GIVEN REQUEST: Write the material out again in full, word for word. Do not include the pictures.

DATA PROVIDED:
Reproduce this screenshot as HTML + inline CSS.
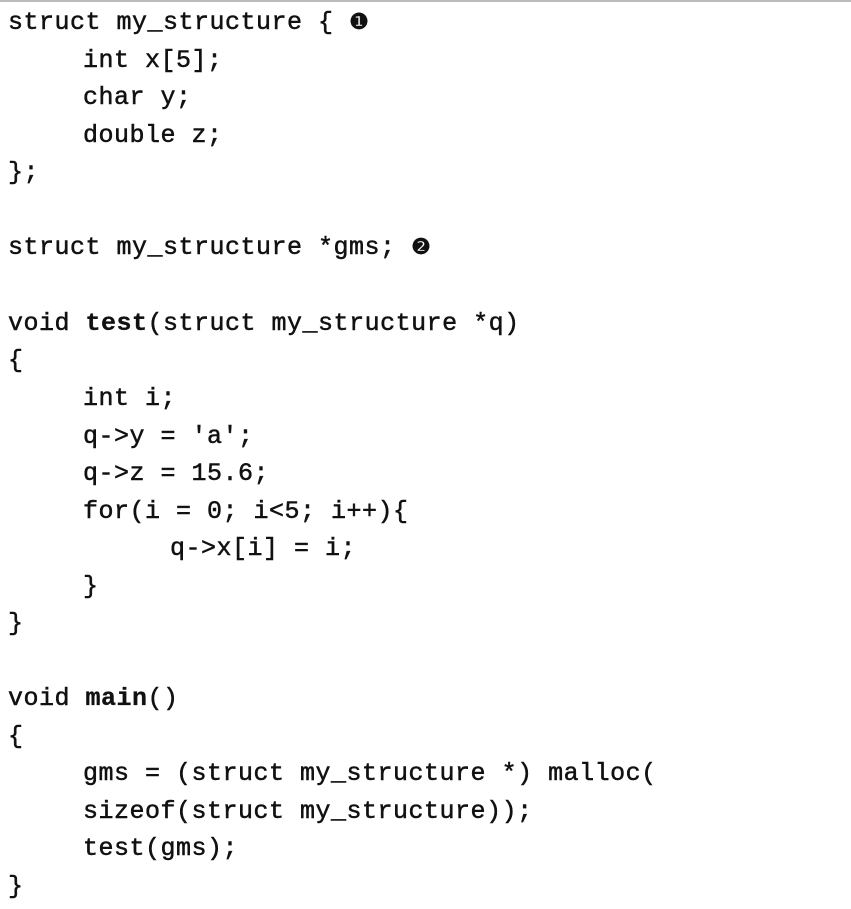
<!DOCTYPE html>
<html><head><meta charset="utf-8"><style>
body{margin:0;width:851px;height:909px;background:#fff;position:relative;overflow:hidden}
.t{position:absolute;top:0;left:0;width:851px;height:2px;background:#bbb}
.l{position:absolute;font-family:"Liberation Mono","DejaVu Sans Mono",monospace;font-size:25px;line-height:25px;color:#111;white-space:pre;letter-spacing:0.5px;-webkit-text-stroke:0.5px #111}
.c{font-family:"DejaVu Sans",sans-serif;font-size:22px}
b{font-weight:bold;-webkit-text-stroke:0.3px #111}
</style></head><body>
<div class="t"></div>
<div class="l" style="top:10px;left:8px">struct my_structure { <span class="c">❶</span></div>
<div class="l" style="top:48px;left:83px">int x[5];</div>
<div class="l" style="top:85px;left:83px">char y;</div>
<div class="l" style="top:123px;left:83px">double z;</div>
<div class="l" style="top:160px;left:8px">};</div>
<div class="l" style="top:235px;left:8px">struct my_structure *gms; <span class="c">❷</span></div>
<div class="l" style="top:311px;left:8px">void <b>test</b>(struct my_structure *q)</div>
<div class="l" style="top:348px;left:8px">{</div>
<div class="l" style="top:386px;left:83px">int i;</div>
<div class="l" style="top:424px;left:83px">q-&gt;y = 'a';</div>
<div class="l" style="top:461px;left:83px">q-&gt;z = 15.6;</div>
<div class="l" style="top:499px;left:83px">for(i = 0; i&lt;5; i++){</div>
<div class="l" style="top:536px;left:170px">q-&gt;x[i] = i;</div>
<div class="l" style="top:574px;left:83px">}</div>
<div class="l" style="top:611px;left:8px">}</div>
<div class="l" style="top:686px;left:8px">void <b>main</b>()</div>
<div class="l" style="top:724px;left:8px">{</div>
<div class="l" style="top:761px;left:83px">gms = (struct my_structure *) malloc(</div>
<div class="l" style="top:799px;left:83px">sizeof(struct my_structure));</div>
<div class="l" style="top:836px;left:83px">test(gms);</div>
<div class="l" style="top:874px;left:8px">}</div>
</body></html>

SOLUTION TO THE PROBLEM:
Reproduce this screenshot as HTML + inline CSS.
<!DOCTYPE html>
<html><head><meta charset="utf-8"><style>
body{margin:0;width:851px;height:909px;background:#fff;position:relative;overflow:hidden}
.t{position:absolute;top:0;left:0;width:851px;height:2px;background:#bbb}
.l{position:absolute;font-family:"Liberation Mono","DejaVu Sans Mono",monospace;font-size:25px;line-height:25px;color:#111;white-space:pre;letter-spacing:0.5px;-webkit-text-stroke:0.5px #111}
.c{font-family:"DejaVu Sans",sans-serif;font-size:22px}
b{font-weight:bold;-webkit-text-stroke:0.3px #111}
</style></head><body>
<div class="t"></div>
<div class="l" style="top:10px;left:8px">struct my_structure { <span class="c">❶</span></div>
<div class="l" style="top:48px;left:83px">int x[5];</div>
<div class="l" style="top:85px;left:83px">char y;</div>
<div class="l" style="top:123px;left:83px">double z;</div>
<div class="l" style="top:160px;left:8px">};</div>
<div class="l" style="top:235px;left:8px">struct my_structure *gms; <span class="c">❷</span></div>
<div class="l" style="top:311px;left:8px">void <b>test</b>(struct my_structure *q)</div>
<div class="l" style="top:348px;left:8px">{</div>
<div class="l" style="top:386px;left:83px">int i;</div>
<div class="l" style="top:424px;left:83px">q-&gt;y = 'a';</div>
<div class="l" style="top:461px;left:83px">q-&gt;z = 15.6;</div>
<div class="l" style="top:499px;left:83px">for(i = 0; i&lt;5; i++){</div>
<div class="l" style="top:536px;left:170px">q-&gt;x[i] = i;</div>
<div class="l" style="top:574px;left:83px">}</div>
<div class="l" style="top:611px;left:8px">}</div>
<div class="l" style="top:686px;left:8px">void <b>main</b>()</div>
<div class="l" style="top:724px;left:8px">{</div>
<div class="l" style="top:761px;left:83px">gms = (struct my_structure *) malloc(</div>
<div class="l" style="top:799px;left:83px">sizeof(struct my_structure));</div>
<div class="l" style="top:836px;left:83px">test(gms);</div>
<div class="l" style="top:874px;left:8px">}</div>
</body></html>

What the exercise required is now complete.